Sure we've made strides, but the costs have been astronomical. We now have hundred dollar anti-nausea pills and $10,000 a month drugs and according to USA Today, "The average cost of a 30-day prescription for cancer drugs is now nearly $1,600. Avastin, a newer drug used to treat colorectal cancer, sells for about $50,000 a year. That price could jump to $100,000 if Avastin is approved to treat breast and lung cancers, which require higher doses."
According to Dr. Leonard Saltz of Memorial Sloan-Kettering Cancer Center, "There are two equally effective options to battle metastatic colon cancer, the kind spreading through the body -- but one costs $60,000 more than the other." There is no doubt about it: Cancer is big business. So, one might argue, is there just too much money being made treating sick people? Is there an incentive to really find a cure?
However, I was not about to give up without a valiant fight. I researched study after study. I read their protocols, most of which eliminated Philip because his colon cancer had metastasized and had reached his lungs, his liver, his thyroid, his chest wall and more recently, his kidney. Apparently, once it reaches the liver there is less than little hope: even in these avant-garde, experimental studies.
With hope diminishing for the long-chance studies, I turned to the television commercial for Cancer Centers of America. After all they rave that they offer treatments unavailable elsewhere and that their specialists are even more special. So I called. Immediately their interest was tweaked and they wanted this new "test subject" immediately. But their interest was thwarted as quickly as it had been piqued. Philip's Medicare insurance was the culprit. But they didn't quite divulge it; instead they told me that they couldn't get him a bed for 9 or more months.
I asked about their commercials touting urgent, immediate care, but they offered little explanation. I hung up deflated thinking "if the doctor's proclamations were correct he'd be dead before a bed became available".

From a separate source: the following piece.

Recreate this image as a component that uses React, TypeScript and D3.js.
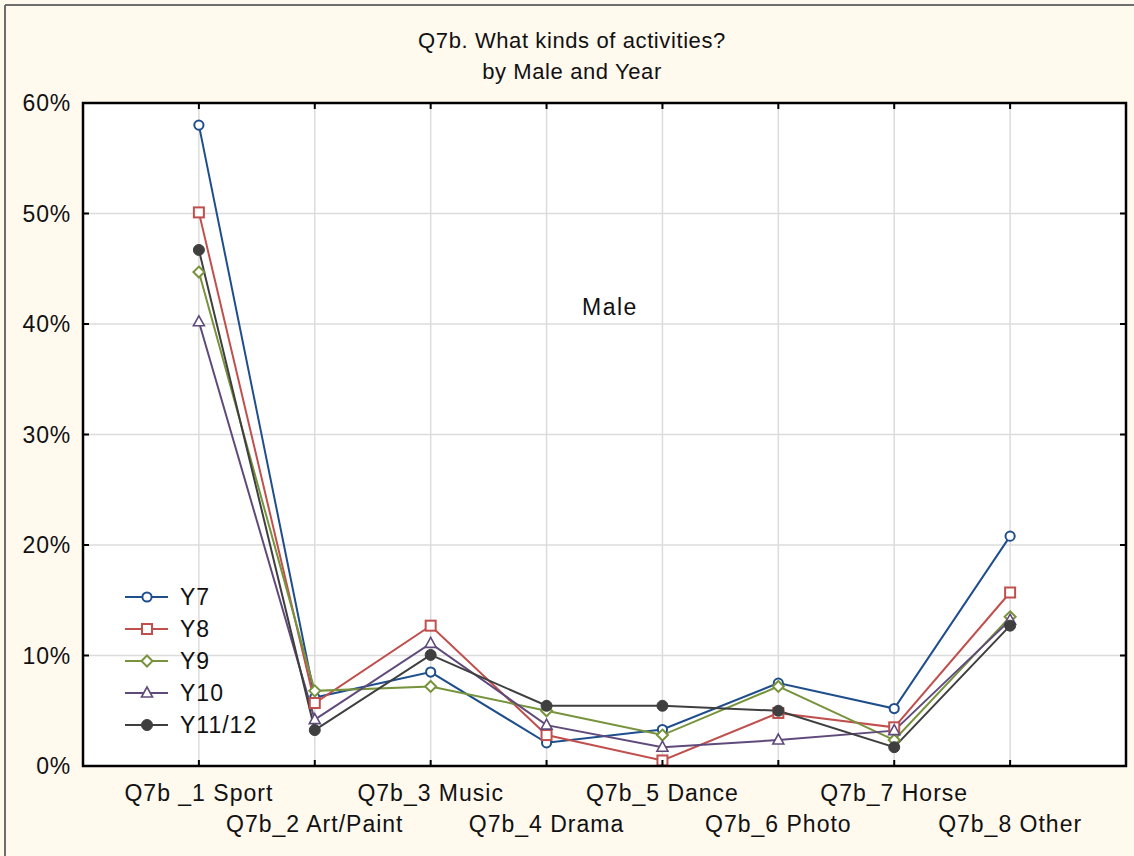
import React from "react";
import * as d3 from "d3";

const categories = [
  "Q7b _1 Sport",
  "Q7b_2 Art/Paint",
  "Q7b_3 Music",
  "Q7b_4 Drama",
  "Q7b_5 Dance",
  "Q7b_6 Photo",
  "Q7b_7 Horse",
  "Q7b_8 Other",
];

const seriesNames = ["Y7", "Y8", "Y9", "Y10", "Y11/12"];
const y7 = [58.0, 6.2, 8.5, 2.1, 3.3, 7.5, 5.2, 20.8];
const y8 = [50.1, 5.7, 12.7, 2.8, 0.5, 4.8, 3.5, 15.7];
const y9 = [44.7, 6.8, 7.2, 5.0, 2.8, 7.2, 2.35, 13.5];
const y10 = [40.2, 4.2, 11.1, 3.7, 1.7, 2.35, 3.2, 13.2];
const y11 = [46.7, 3.25, 10.05, 5.45, 5.45, 5.0, 1.7, 12.7];
const seriesValues = [y7, y8, y9, y10, y11];
const seriesColors = ["#1F4E8C", "#C0504D", "#77933C", "#604A7B", "#3F3F3F"];
const seriesMarkers = ["circle", "square", "diamond", "triangle", "dot"];

const yTicks = [0, 10, 20, 30, 40, 50, 60];

const W = 1134;
const H = 856;
const L = 83;
const R = 1126;
const T = 103;
const B = 766;
const FONT = "'Liberation Sans', Arial, sans-serif";

function Marker({ type, x, y, color }: { type: string; x: number; y: number; color: string }) {
  const s = 5;
  if (type === "circle")
    return <circle cx={x} cy={y} r={4.6} fill="white" stroke={color} strokeWidth={2} />;
  if (type === "square")
    return <rect x={x - s} y={y - s} width={2 * s} height={2 * s} fill="white" stroke={color} strokeWidth={2} />;
  if (type === "diamond")
    return (
      <path
        d={`M${x},${y - 5.5}L${x + 5.5},${y}L${x},${y + 5.5}L${x - 5.5},${y}Z`}
        fill="white"
        stroke={color}
        strokeWidth={2}
      />
    );
  if (type === "triangle")
    return (
      <path
        d={`M${x},${y - 6}L${x + 5.5},${y + 4}L${x - 5.5},${y + 4}Z`}
        fill="white"
        stroke={color}
        strokeWidth={1.6}
      />
    );
  return <circle cx={x} cy={y} r={5.5} fill={color} stroke={color} strokeWidth={1} />;
}

export default function App() {
  const x = d3.scalePoint<string>().domain(categories).range([L, R]).padding(1);
  const y = d3.scaleLinear().domain([0, 60]).range([B, T]);
  const line = d3
    .line<number>()
    .x((_, i) => x(categories[i]) as number)
    .y((d) => y(d));

  const legendX = 125;
  const legendY0 = 597;
  const legendDy = 32;

  return (
    <div style={{ position: "absolute", left: 0, top: 0 }}>
      <svg width={W} height={H} style={{ display: "block" }} fontFamily={FONT}>
        <rect x={0} y={0} width={W} height={H} fill="#FFF9EE" />
        <line x1={5} y1={5} x2={W} y2={5} stroke="#6E6E6E" strokeWidth={2} />
        <line x1={5} y1={5} x2={5} y2={H} stroke="#6E6E6E" strokeWidth={2} />

        <text x={572} y={48} textAnchor="middle" fontSize={22} letterSpacing={0.6} fill="#111">
          Q7b. What kinds of activities?
        </text>
        <text x={572} y={79} textAnchor="middle" fontSize={22} letterSpacing={0.6} fill="#111">
          by Male and Year
        </text>

        <rect x={L} y={T} width={R - L} height={B - T} fill="white" />

        {yTicks.map((t) => (
          <line key={"gy" + t} x1={L} x2={R} y1={y(t)} y2={y(t)} stroke="#DCDCDC" strokeWidth={1.5} />
        ))}
        {categories.map((c) => (
          <line key={"gx" + c} x1={x(c)} x2={x(c)} y1={T} y2={B} stroke="#DCDCDC" strokeWidth={1.5} />
        ))}

        <text x={610} y={307} textAnchor="middle" dominantBaseline="central" fontSize={23} letterSpacing={1.5} fill="#111">
          Male
        </text>

        {seriesValues.map((vals, si) => (
          <path key={"l" + si} d={line(vals) || ""} fill="none" stroke={seriesColors[si]} strokeWidth={2} />
        ))}
        {seriesValues.map((vals, si) =>
          vals.map((v, i) => (
            <Marker key={"m" + si + "-" + i} type={seriesMarkers[si]} x={x(categories[i]) as number} y={y(v)} color={seriesColors[si]} />
          ))
        )}

        {seriesNames.map((n, si) => {
          const ly = legendY0 + si * legendDy;
          return (
            <g key={"lg" + n}>
              <line x1={legendX} x2={legendX + 43} y1={ly} y2={ly} stroke={seriesColors[si]} strokeWidth={2} />
              <Marker type={seriesMarkers[si]} x={legendX + 22} y={ly} color={seriesColors[si]} />
              <text x={legendX + 55} y={ly} dominantBaseline="central" fontSize={23} letterSpacing={1} fill="#111">
                {n}
              </text>
            </g>
          );
        })}

        {/* inward ticks */}
        {categories.map((c) => (
          <g key={"tx" + c}>
            <line x1={x(c)} x2={x(c)} y1={B} y2={B - 6} stroke="#000" strokeWidth={2} />
            <line x1={x(c)} x2={x(c)} y1={T} y2={T + 6} stroke="#000" strokeWidth={2} />
          </g>
        ))}
        {yTicks.map((t) => (
          <g key={"ty" + t}>
            <line x1={L} x2={L + 6} y1={y(t)} y2={y(t)} stroke="#000" strokeWidth={2} />
            <line x1={R} x2={R - 6} y1={y(t)} y2={y(t)} stroke="#000" strokeWidth={2} />
          </g>
        ))}
        <rect x={L} y={T} width={R - L} height={B - T} fill="none" stroke="#000" strokeWidth={2.5} />

        {yTicks.map((t) => (
          <text key={"yl" + t} x={71} y={y(t)} textAnchor="end" dominantBaseline="central" fontSize={23} letterSpacing={0.8} fill="#111">
            {t + "%"}
          </text>
        ))}
        {categories.map((c, i) => (
          <text
            key={"xl" + c}
            x={x(c) as number}
            y={i % 2 === 0 ? 793 : 824}
            textAnchor="middle"
            dominantBaseline="central"
            fontSize={23}
            letterSpacing={1}
            fill="#111"
          >
            {c}
          </text>
        ))}
      </svg>
    </div>
  );
}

I stewed for few days and decided to call their 800 number again, only this time I would use a different name and I would tell them I had full coverage: Blue Cross and Blue Shield. Ecstatic would be the only accurate description for the voice on the other end of the telephone. "We have a bed for him tomorrow and we'll have a limousine meet you at the airport to drive you directly to our amazing, facility". As if that were not enough, the faceless voice said they would arrange a hotel room for me close by with to and fro transportation from the Cancer Center.
As I hung up the phone, I could feel my blood curdle. The audacity. The outright "business" of illness was so evident it turned my stomach. So, my husband would be denied whatever their specialized treatments might offer because he didn't have insurance other than Medicare. Although I knew it before I called, having it affirmed in such a grotesque manner was infuriating.
So, here we are, my husband's cancer growing and spreading with no medical alternatives on the horizon. If money were no object there are a multitude of "off-shore" gambles ...and then again, there would also be the Cancer Center's of America.